YOUR OBJECTIVE:
Exclude the pictures and reproduce the remaining data exactly as written.

++++ SOURCE DATA

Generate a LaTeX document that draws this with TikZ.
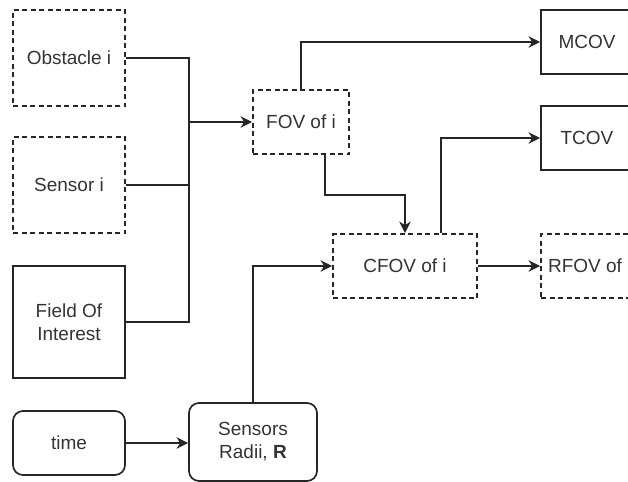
\documentclass[tikz,border=0pt]{standalone}
\usepackage{fontspec}
\setmainfont{Liberation Sans}
\usetikzlibrary{arrows.meta,calc}
\begin{document}
\begin{tikzpicture}[x=0.5pt,y=-0.5pt,
  every node/.style={font=\fontsize{9.5pt}{11.5pt}\selectfont, text=black!80, align=center, inner sep=0pt},
  box/.style={draw=black!85, line width=0.85pt, minimum width=56pt, minimum height=32pt},
  dbox/.style={box, dash pattern=on 2.5pt off 1.75pt},
  rbox/.style={box, rounded corners=5pt},
  conn/.style={draw=black!85, line width=0.85pt},
  arr/.style={conn, -{Stealth[length=5.8pt,width=5.8pt,inset=1.8pt]}}]
\useasboundingbox (0,0) rectangle (628,482);
\clip (0,0) rectangle (628,482);
\node[dbox, minimum height=48pt] (obs) at (69,58) {Obstacle i};
\node[dbox, minimum height=48pt] (sen) at (69,185) {Sensor i};
\node[box, minimum height=56pt] (foi) at (69,322) {Field Of\\Interest};
\node[rbox] (time) at (69,443) {time};
\node[rbox, minimum width=64pt, minimum height=39pt] (rad) at (253,442) {Sensors\\Radii, \textbf{R}};
\node[dbox, minimum width=48pt] (fov) at (301,122) {FOV of i};
\node[dbox, minimum width=72pt] (cfov) at (405,266) {CFOV of i};
\node[box, minimum width=46pt] (mcov) at (587,42) {MCOV};
\node[box, minimum width=46pt] (tcov) at (587,138) {TCOV};
\node[dbox, minimum width=44pt] (rfov) at (585,266) {RFOV of};
\coordinate (j) at (189,122);
\draw[conn] (obs.east) -| (j);
\draw[conn] (sen.east) -| (j);
\draw[conn] (foi.east) -| (j);
\draw[arr] (j) -- (fov.west);
\draw[arr] (fov.north) |- (mcov.west);
\draw[arr] ($(fov.south)+(24,0)$) -- ++(0,40) -| (cfov.north);
\draw[arr] ($(cfov.north)+(36,0)$) |- (tcov.west);
\draw[arr] (cfov.east) -- (rfov.west);
\draw[arr] (rad.north) |- (cfov.west);
\draw[arr] (time.east) -- (time.east -| rad.west);
\end{tikzpicture}
\end{document}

++++++++

IN RESPONSE:
Generate a LaTeX document that draws this with TikZ.
\documentclass[tikz,border=0pt]{standalone}
\usepackage{fontspec}
\setmainfont{Liberation Sans}
\usetikzlibrary{arrows.meta,calc}
\begin{document}
\begin{tikzpicture}[x=0.5pt,y=-0.5pt,
  every node/.style={font=\fontsize{9.5pt}{11.5pt}\selectfont, text=black!80, align=center, inner sep=0pt},
  box/.style={draw=black!85, line width=0.85pt, minimum width=56pt, minimum height=32pt},
  dbox/.style={box, dash pattern=on 2.5pt off 1.75pt},
  rbox/.style={box, rounded corners=5pt},
  conn/.style={draw=black!85, line width=0.85pt},
  arr/.style={conn, -{Stealth[length=5.8pt,width=5.8pt,inset=1.8pt]}}]
\useasboundingbox (0,0) rectangle (628,482);
\clip (0,0) rectangle (628,482);
\node[dbox, minimum height=48pt] (obs) at (69,58) {Obstacle i};
\node[dbox, minimum height=48pt] (sen) at (69,185) {Sensor i};
\node[box, minimum height=56pt] (foi) at (69,322) {Field Of\\Interest};
\node[rbox] (time) at (69,443) {time};
\node[rbox, minimum width=64pt, minimum height=39pt] (rad) at (253,442) {Sensors\\Radii, \textbf{R}};
\node[dbox, minimum width=48pt] (fov) at (301,122) {FOV of i};
\node[dbox, minimum width=72pt] (cfov) at (405,266) {CFOV of i};
\node[box, minimum width=46pt] (mcov) at (587,42) {MCOV};
\node[box, minimum width=46pt] (tcov) at (587,138) {TCOV};
\node[dbox, minimum width=44pt] (rfov) at (585,266) {RFOV of};
\coordinate (j) at (189,122);
\draw[conn] (obs.east) -| (j);
\draw[conn] (sen.east) -| (j);
\draw[conn] (foi.east) -| (j);
\draw[arr] (j) -- (fov.west);
\draw[arr] (fov.north) |- (mcov.west);
\draw[arr] ($(fov.south)+(24,0)$) -- ++(0,40) -| (cfov.north);
\draw[arr] ($(cfov.north)+(36,0)$) |- (tcov.west);
\draw[arr] (cfov.east) -- (rfov.west);
\draw[arr] (rad.north) |- (cfov.west);
\draw[arr] (time.east) -- (time.east -| rad.west);
\end{tikzpicture}
\end{document}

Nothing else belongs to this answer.